===== Records to process =====

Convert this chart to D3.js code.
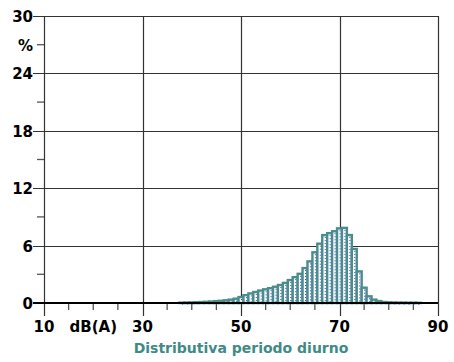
<!DOCTYPE html>
<html lang="it">
<meta charset="utf-8">
<style>
body { margin: 0; background: #fff; }
.lbl { font: bold 15px "DejaVu Sans", Verdana, sans-serif; fill: #000; }
.title { font: bold 14px "DejaVu Sans", Verdana, sans-serif; fill: #3f8a86; }
</style>
<body>
<svg width="454" height="362"></svg>
<script src="https://d3js.org/d3.v7.min.js"></script>
<script>

// bins of 1 dB centred on each value
var levels = d3.range(38, 87);
var percent = [0.04, 0.05, 0.06, 0.08, 0.1, 0.12, 0.15, 0.19, 0.23, 0.28, 0.35, 0.45,
  0.62, 0.82, 1.0, 1.15, 1.3, 1.43, 1.55, 1.7, 1.88, 2.1, 2.4, 2.7, 3.05, 3.65,
  4.35, 5.3, 6.2, 7.1, 7.3, 7.5, 7.8, 7.85, 7.1, 5.65, 3.3, 1.6, 0.7, 0.35, 0.2,
  0.1, 0.07, 0.05, 0.04, 0.04, 0.03, 0.03, 0.02];

var xLabels = [[10, "10"], [20, "dB(A)"], [30, "30"], [50, "50"], [70, "70"], [90, "90"]];
var yLabels = [[30, "30"], [27, "%"], [24, "24"], [18, "18"], [12, "12"], [6, "6"], [0, "0"]];
var xGrid = [30, 50, 70];
var yGrid = [6, 12, 18, 24];
var title = "Distributiva periodo diurno";

var svg = d3.select("svg");

var x = d3.scaleLinear().domain([10, 90]).range([44, 438]);
var y = d3.scaleLinear().domain([0, 30]).range([303, 16]);

// minor ticks
svg.append("g").selectAll("line")
    .data(d3.range(15, 90, 5).filter(function(d) { return d % 20 != 10; }))
  .enter().append("line")
    .attr("x1", function(d) { return x(d); }).attr("x2", function(d) { return x(d); })
    .attr("y1", y(0)).attr("y2", y(0) + 7)
    .attr("stroke", "#555").attr("stroke-width", 1.3);

svg.append("g").selectAll("line")
    .data(d3.range(3, 30, 6))
  .enter().append("line")
    .attr("x1", x(10) - 7).attr("x2", x(10))
    .attr("y1", function(d) { return y(d); }).attr("y2", function(d) { return y(d); })
    .attr("stroke", "#555").attr("stroke-width", 1.3);

// grid
svg.append("g").selectAll("line")
    .data(yGrid.concat([30]))
  .enter().append("line")
    .attr("x1", x(10) - 11).attr("x2", x(90))
    .attr("y1", function(d) { return Math.round(y(d)) + 0.5; })
    .attr("y2", function(d) { return Math.round(y(d)) + 0.5; })
    .attr("stroke", "#333").attr("stroke-width", 1.2);

svg.append("g").selectAll("line")
    .data(xGrid.concat([10, 90]))
  .enter().append("line")
    .attr("x1", function(d) { return Math.round(x(d)) + 0.5; })
    .attr("x2", function(d) { return Math.round(x(d)) + 0.5; })
    .attr("y1", y(30)).attr("y2", y(0) + 13)
    .attr("stroke", "#333").attr("stroke-width", 1.2);

// bars
var w = x(11) - x(10);
var bars = svg.append("g");
bars.selectAll("rect")
    .data(levels)
  .enter().append("rect")
    .attr("x", function(d) { return x(d - 0.5); })
    .attr("width", w)
    .attr("y", function(d, i) { return y(percent[i]); })
    .attr("height", function(d, i) { return y(0) - y(percent[i]); })
    .attr("fill", "#fff")
    .attr("stroke", "#4a8c8a").attr("stroke-width", 2.4);

bars.selectAll("line")
    .data(levels)
  .enter().append("line")
    .attr("x1", function(d) { return x(d) + 0.5; })
    .attr("x2", function(d) { return x(d) + 0.5; })
    .attr("y1", function(d, i) { return y(percent[i]) + 2; })
    .attr("y2", y(0))
    .attr("stroke", "#2a3cf0").attr("stroke-width", 1)
    .attr("stroke-dasharray", "1 2");

// zero axis
svg.append("line")
    .attr("x1", x(10) - 11).attr("x2", x(90))
    .attr("y1", y(0)).attr("y2", y(0))
    .attr("stroke", "#000").attr("stroke-width", 2);

// labels
svg.append("g").selectAll("text")
    .data(yLabels)
  .enter().append("text")
    .attr("class", "lbl")
    .attr("x", 33)
    .attr("y", function(d) { return y(d[0]) + 6; })
    .attr("text-anchor", "end")
    .text(function(d) { return d[1]; });

svg.append("g").selectAll("text")
    .data(xLabels)
  .enter().append("text")
    .attr("class", "lbl")
    .attr("x", function(d) { return x(d[0]); })
    .attr("y", 332)
    .attr("text-anchor", "middle")
    .text(function(d) { return d[1]; });

svg.append("text")
    .attr("class", "title")
    .attr("x", x(50))
    .attr("y", 353)
    .attr("text-anchor", "middle")
    .text(title);

</script>
</body>
</html>
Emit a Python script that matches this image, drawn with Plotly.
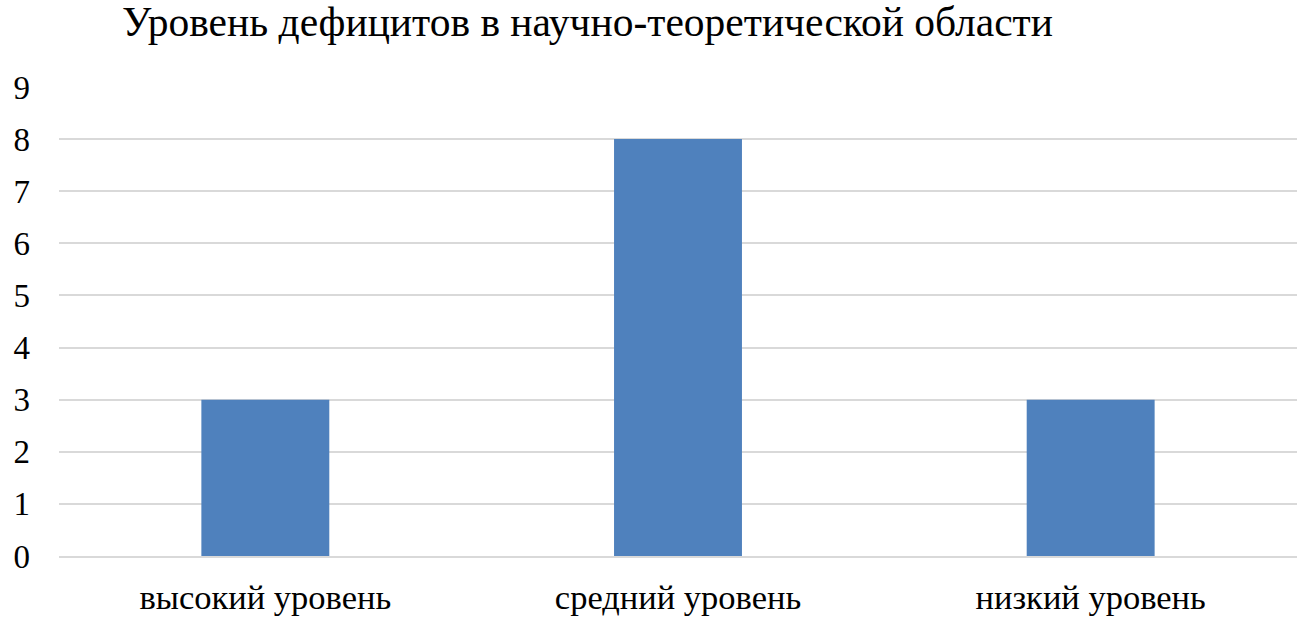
import plotly.graph_objects as go

categories = ["высокий уровень", "средний уровень", "низкий уровень"]
values = [3, 8, 3]
y_ticks = [0, 1, 2, 3, 4, 5, 6, 7, 8, 9]
title_text = "Уровень дефицитов в научно-теоретической области"

font_family = "Liberation Serif"

fig = go.Figure(go.Bar(
    x=categories, y=values,
    marker=dict(color="#4F81BD", line=dict(width=0)),
))

fig.update_layout(
    width=1306, height=622,
    margin=dict(l=59, r=9, t=87, b=66, autoexpand=False),
    paper_bgcolor="white", plot_bgcolor="white",
    bargap=0.69,
    showlegend=False,
    title=dict(text=title_text, x=122/1306, xanchor="left", y=1 - 21/622, yanchor="middle",
               font=dict(family=font_family, size=41.5, color="black")),
    font=dict(family=font_family, color="black"),
)
fig.update_yaxes(range=[0, 9], tickvals=y_ticks, showgrid=True, gridcolor="#D9D9D9", gridwidth=2,
                 zeroline=False, showline=False, tickfont=dict(size=33, family=font_family),
                 ticks="", ticklabelstandoff=28, automargin=False)
fig.update_xaxes(showline=True, linecolor="#D9D9D9", linewidth=2, ticks="", automargin=False,
                 tickfont=dict(size=34.5, family=font_family), ticklabelstandoff=10)

fig.write_html("out.html", config={"displayModeBar": False},
               post_script="document.body.style.margin='0';document.body.style.overflow='hidden';")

=====

### Work to complete
Omit the pictures, and quote the material above exactly as given.

### Task response
Convert this chart to D3.js code.
<!DOCTYPE html>
<html lang="it">
<meta charset="utf-8">
<style>
body { margin: 0; background: #fff; }
.lbl { font: bold 15px "DejaVu Sans", Verdana, sans-serif; fill: #000; }
.title { font: bold 14px "DejaVu Sans", Verdana, sans-serif; fill: #3f8a86; }
</style>
<body>
<svg width="454" height="362"></svg>
<script src="https://d3js.org/d3.v7.min.js"></script>
<script>

// bins of 1 dB centred on each value
var levels = d3.range(38, 87);
var percent = [0.04, 0.05, 0.06, 0.08, 0.1, 0.12, 0.15, 0.19, 0.23, 0.28, 0.35, 0.45,
  0.62, 0.82, 1.0, 1.15, 1.3, 1.43, 1.55, 1.7, 1.88, 2.1, 2.4, 2.7, 3.05, 3.65,
  4.35, 5.3, 6.2, 7.1, 7.3, 7.5, 7.8, 7.85, 7.1, 5.65, 3.3, 1.6, 0.7, 0.35, 0.2,
  0.1, 0.07, 0.05, 0.04, 0.04, 0.03, 0.03, 0.02];

var xLabels = [[10, "10"], [20, "dB(A)"], [30, "30"], [50, "50"], [70, "70"], [90, "90"]];
var yLabels = [[30, "30"], [27, "%"], [24, "24"], [18, "18"], [12, "12"], [6, "6"], [0, "0"]];
var xGrid = [30, 50, 70];
var yGrid = [6, 12, 18, 24];
var title = "Distributiva periodo diurno";

var svg = d3.select("svg");

var x = d3.scaleLinear().domain([10, 90]).range([44, 438]);
var y = d3.scaleLinear().domain([0, 30]).range([303, 16]);

// minor ticks
svg.append("g").selectAll("line")
    .data(d3.range(15, 90, 5).filter(function(d) { return d % 20 != 10; }))
  .enter().append("line")
    .attr("x1", function(d) { return x(d); }).attr("x2", function(d) { return x(d); })
    .attr("y1", y(0)).attr("y2", y(0) + 7)
    .attr("stroke", "#555").attr("stroke-width", 1.3);

svg.append("g").selectAll("line")
    .data(d3.range(3, 30, 6))
  .enter().append("line")
    .attr("x1", x(10) - 7).attr("x2", x(10))
    .attr("y1", function(d) { return y(d); }).attr("y2", function(d) { return y(d); })
    .attr("stroke", "#555").attr("stroke-width", 1.3);

// grid
svg.append("g").selectAll("line")
    .data(yGrid.concat([30]))
  .enter().append("line")
    .attr("x1", x(10) - 11).attr("x2", x(90))
    .attr("y1", function(d) { return Math.round(y(d)) + 0.5; })
    .attr("y2", function(d) { return Math.round(y(d)) + 0.5; })
    .attr("stroke", "#333").attr("stroke-width", 1.2);

svg.append("g").selectAll("line")
    .data(xGrid.concat([10, 90]))
  .enter().append("line")
    .attr("x1", function(d) { return Math.round(x(d)) + 0.5; })
    .attr("x2", function(d) { return Math.round(x(d)) + 0.5; })
    .attr("y1", y(30)).attr("y2", y(0) + 13)
    .attr("stroke", "#333").attr("stroke-width", 1.2);

// bars
var w = x(11) - x(10);
var bars = svg.append("g");
bars.selectAll("rect")
    .data(levels)
  .enter().append("rect")
    .attr("x", function(d) { return x(d - 0.5); })
    .attr("width", w)
    .attr("y", function(d, i) { return y(percent[i]); })
    .attr("height", function(d, i) { return y(0) - y(percent[i]); })
    .attr("fill", "#fff")
    .attr("stroke", "#4a8c8a").attr("stroke-width", 2.4);

bars.selectAll("line")
    .data(levels)
  .enter().append("line")
    .attr("x1", function(d) { return x(d) + 0.5; })
    .attr("x2", function(d) { return x(d) + 0.5; })
    .attr("y1", function(d, i) { return y(percent[i]) + 2; })
    .attr("y2", y(0))
    .attr("stroke", "#2a3cf0").attr("stroke-width", 1)
    .attr("stroke-dasharray", "1 2");

// zero axis
svg.append("line")
    .attr("x1", x(10) - 11).attr("x2", x(90))
    .attr("y1", y(0)).attr("y2", y(0))
    .attr("stroke", "#000").attr("stroke-width", 2);

// labels
svg.append("g").selectAll("text")
    .data(yLabels)
  .enter().append("text")
    .attr("class", "lbl")
    .attr("x", 33)
    .attr("y", function(d) { return y(d[0]) + 6; })
    .attr("text-anchor", "end")
    .text(function(d) { return d[1]; });

svg.append("g").selectAll("text")
    .data(xLabels)
  .enter().append("text")
    .attr("class", "lbl")
    .attr("x", function(d) { return x(d[0]); })
    .attr("y", 332)
    .attr("text-anchor", "middle")
    .text(function(d) { return d[1]; });

svg.append("text")
    .attr("class", "title")
    .attr("x", x(50))
    .attr("y", 353)
    .attr("text-anchor", "middle")
    .text(title);

</script>
</body>
</html>
Emit a Python script that matches this image, drawn with Plotly.
import plotly.graph_objects as go

categories = ["высокий уровень", "средний уровень", "низкий уровень"]
values = [3, 8, 3]
y_ticks = [0, 1, 2, 3, 4, 5, 6, 7, 8, 9]
title_text = "Уровень дефицитов в научно-теоретической области"

font_family = "Liberation Serif"

fig = go.Figure(go.Bar(
    x=categories, y=values,
    marker=dict(color="#4F81BD", line=dict(width=0)),
))

fig.update_layout(
    width=1306, height=622,
    margin=dict(l=59, r=9, t=87, b=66, autoexpand=False),
    paper_bgcolor="white", plot_bgcolor="white",
    bargap=0.69,
    showlegend=False,
    title=dict(text=title_text, x=122/1306, xanchor="left", y=1 - 21/622, yanchor="middle",
               font=dict(family=font_family, size=41.5, color="black")),
    font=dict(family=font_family, color="black"),
)
fig.update_yaxes(range=[0, 9], tickvals=y_ticks, showgrid=True, gridcolor="#D9D9D9", gridwidth=2,
                 zeroline=False, showline=False, tickfont=dict(size=33, family=font_family),
                 ticks="", ticklabelstandoff=28, automargin=False)
fig.update_xaxes(showline=True, linecolor="#D9D9D9", linewidth=2, ticks="", automargin=False,
                 tickfont=dict(size=34.5, family=font_family), ticklabelstandoff=10)

fig.write_html("out.html", config={"displayModeBar": False},
               post_script="document.body.style.margin='0';document.body.style.overflow='hidden';")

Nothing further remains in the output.